Speech by President Juncker on "Reforming for Ukraine's future", Reform Conference, Kyiv

Kyiv, 28 April 2015

It is a great pleasure to meet President Poroshenko again. I met him last year, even before I became President of the European Commission. I promised him that Ukraine would be my first bilateral visit outside the EU as President. I am a man of my word and today I keep that contract.

Today I want to talk to you about two other contracts. The contract the EU has with Ukraine. And the contract that Ukraine has with its people.

 [EU support for Ukraine]

The EU supports Ukraine. We show solidarity with Ukraine. We stand shoulder to shoulder with the people of Ukraine.

Almost exactly one year ago we signed the political chapters of an Association Agreement. That is tangible proof of our promise to you.

We are supporting with macro-financial assistance. Just last week, we disbursed 250 million euro under existing programmes. And the EU has now also just agreed a further, third package of 1.8 billion euro.

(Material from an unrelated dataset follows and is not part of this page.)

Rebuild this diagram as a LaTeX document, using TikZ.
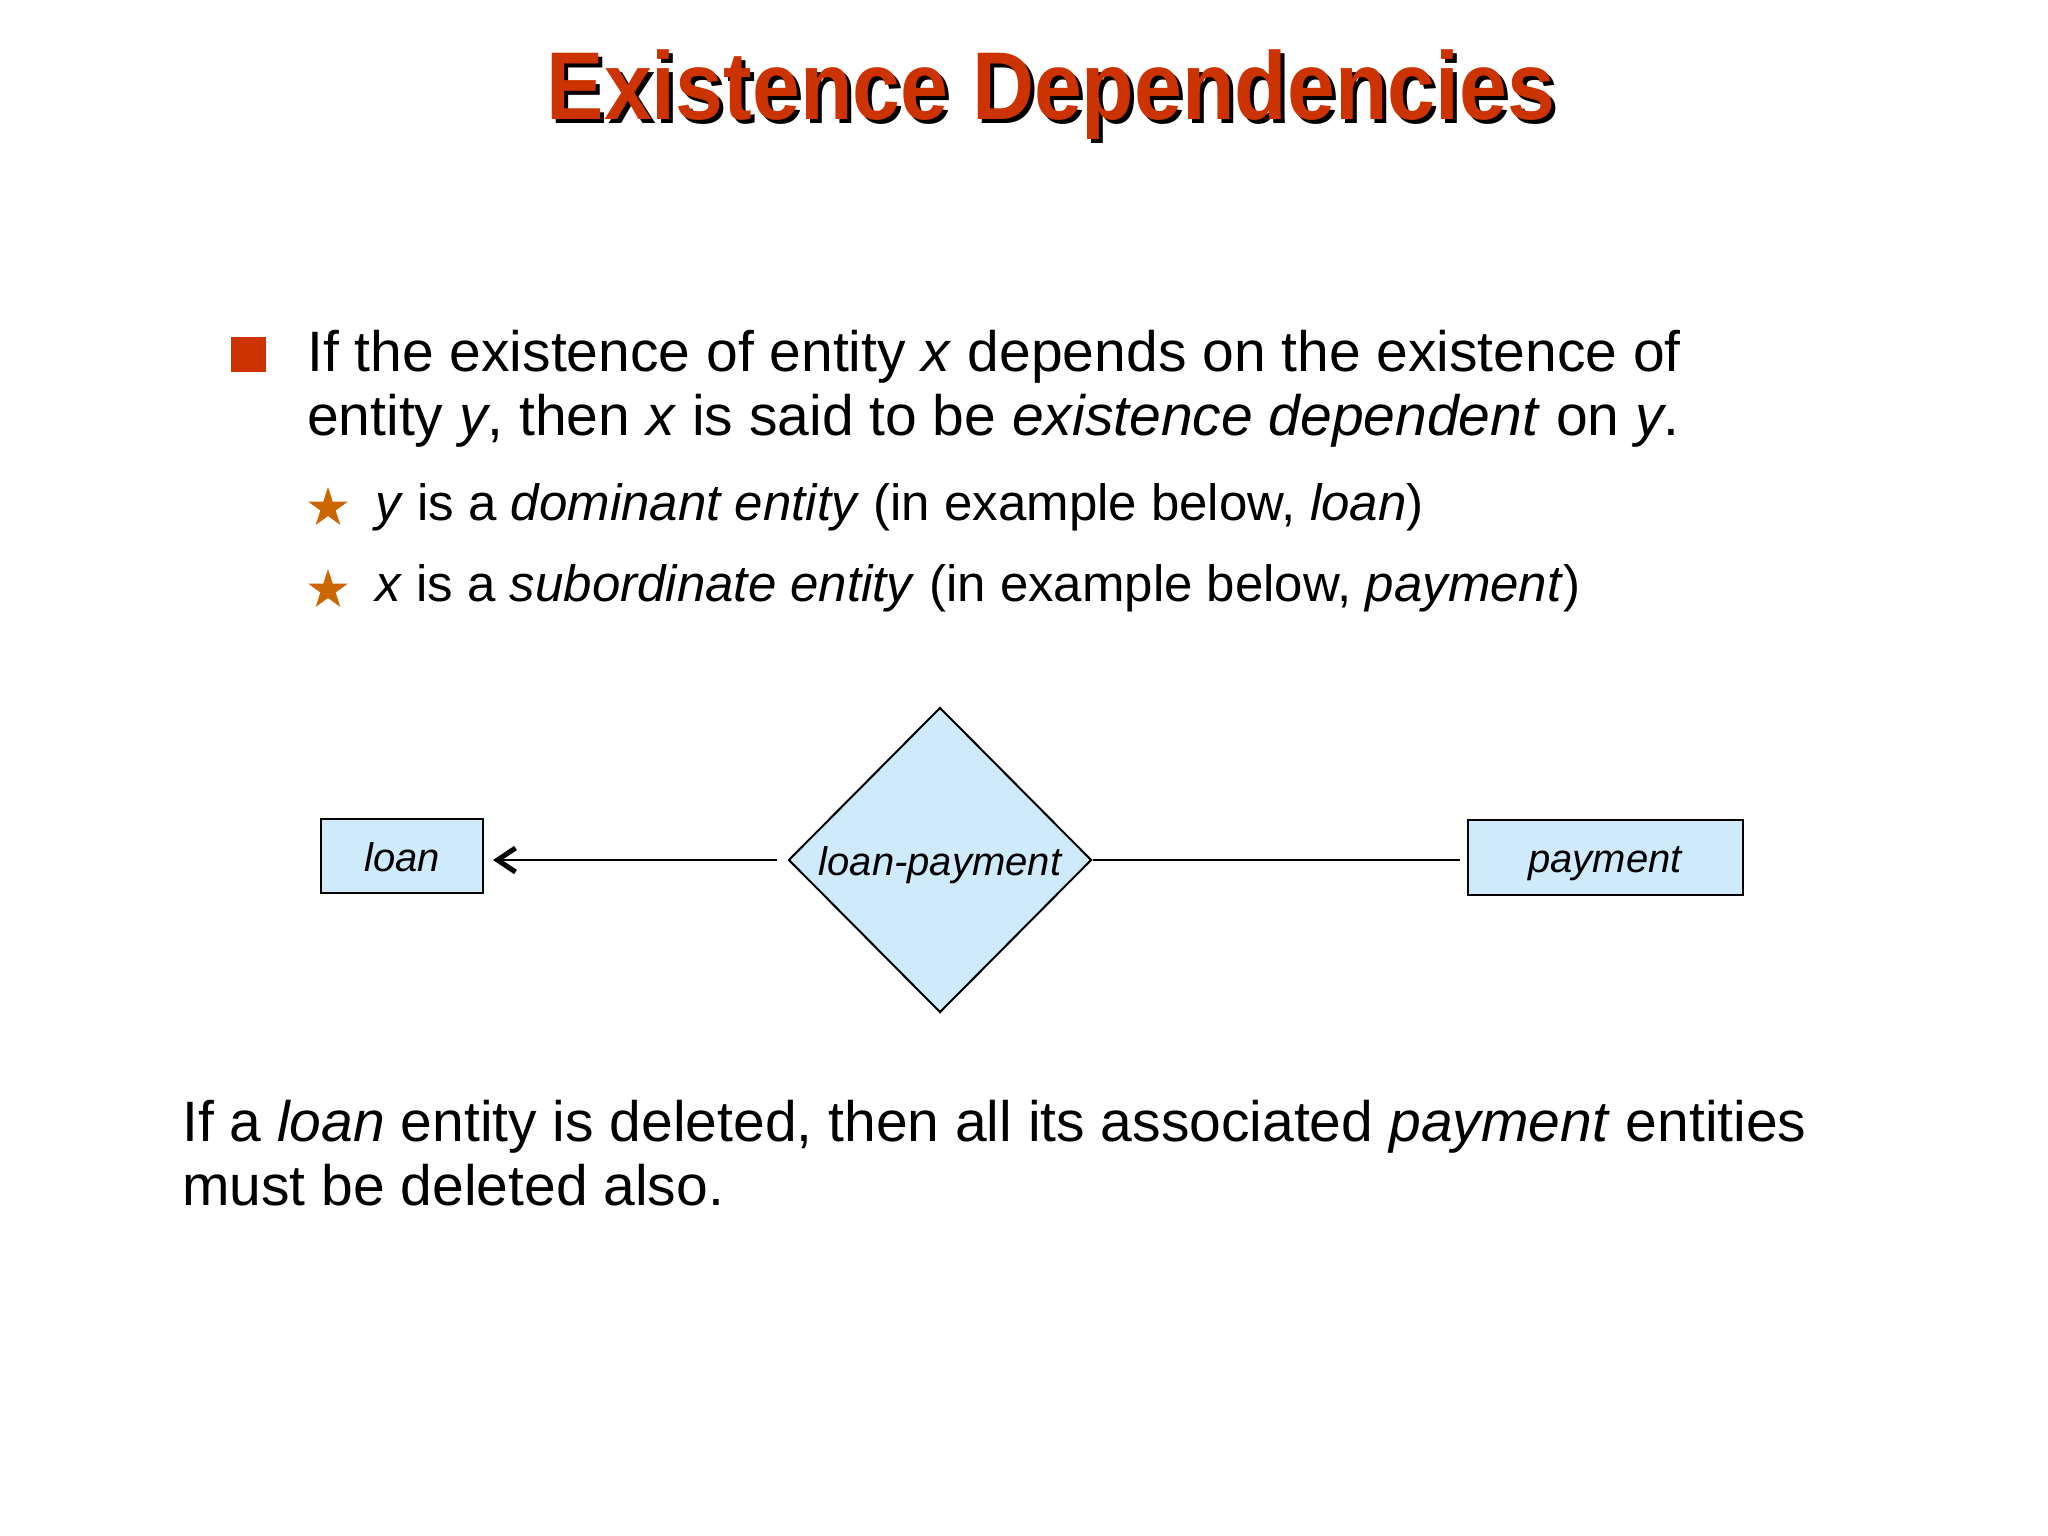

In total we have already mobilised 6 billion euro of the 11 billion euro support package we pledged last year.

And we are supporting in other ways.

Ukrainian scientists benefit from Horizon 2020, with equal access to our 80 billion euro research and development programme.

Ukrainian businesses and the Ukrainian economy benefit from trade preferences.

Those facing crisis benefit from €140 million in humanitarian aid.

Just yesterday I committed €70 million in support for Chernobyl. To ensure a complete return to a safe environment at the site of that devastating accident.

And today I can announce that small and medium sized businesses will also benefit. Today we offer a €110 million package for them. It will help in particular those areas most affected by the conflict.

 [Need for reform – examples of reform]

That is our support. But it must be accompanied by one thing: reform. Economic and political.

That is what the government was elected for. It has already achieved much.

The Parliament has agreed new laws to reform the gas sector and restructure Naftogaz. It means a sector that is more modern and market-based, with more competitive prices, and more secure energy.

Looking at another area: corruption drains your economy, it eats into progress, it is an everyday tiresome blight on people's lives. It's time to end it – by prosecuting and punishing it, but also preventing it, through a new culture.

Again, here, there has been encouraging progress. You have a new anti-corruption package. You have appointed the Head of a new National Anti-Corruption Bureau. You are improving public financial management.

And alongside that, there has also been progress on a constitutional commission, and to decentralise.

Such initiatives are a promising start. But they are only a start; you must pursue and implement them. Public administration must be reformed, professionalised, depoliticised.

Building on the existing reforms, the energy sector must be made more transparent, competitive, and energy itself made more efficient.

Decentralisation can ensure the accountability of local government. The special status of Donbas offers an important solution to a conflict which is destabilising and deadly. Both need to happen: this year.

And that is not to mention reform on elections, the judiciary, the Public Prosecutor.

Reform must continue. It must be credible. It must be swift and sustained.

You keep reforming, and we will keep supporting. That is the contract we are making with you.

[Contract between Ukraine and its people]

But this is not just a contract between the EU and Ukraine. It is a contract between the Ukraine and its people. This is not about imposing: it is about empowering. Because these are not reforms for the benefit of your creditors or your international partners; but for your citizens.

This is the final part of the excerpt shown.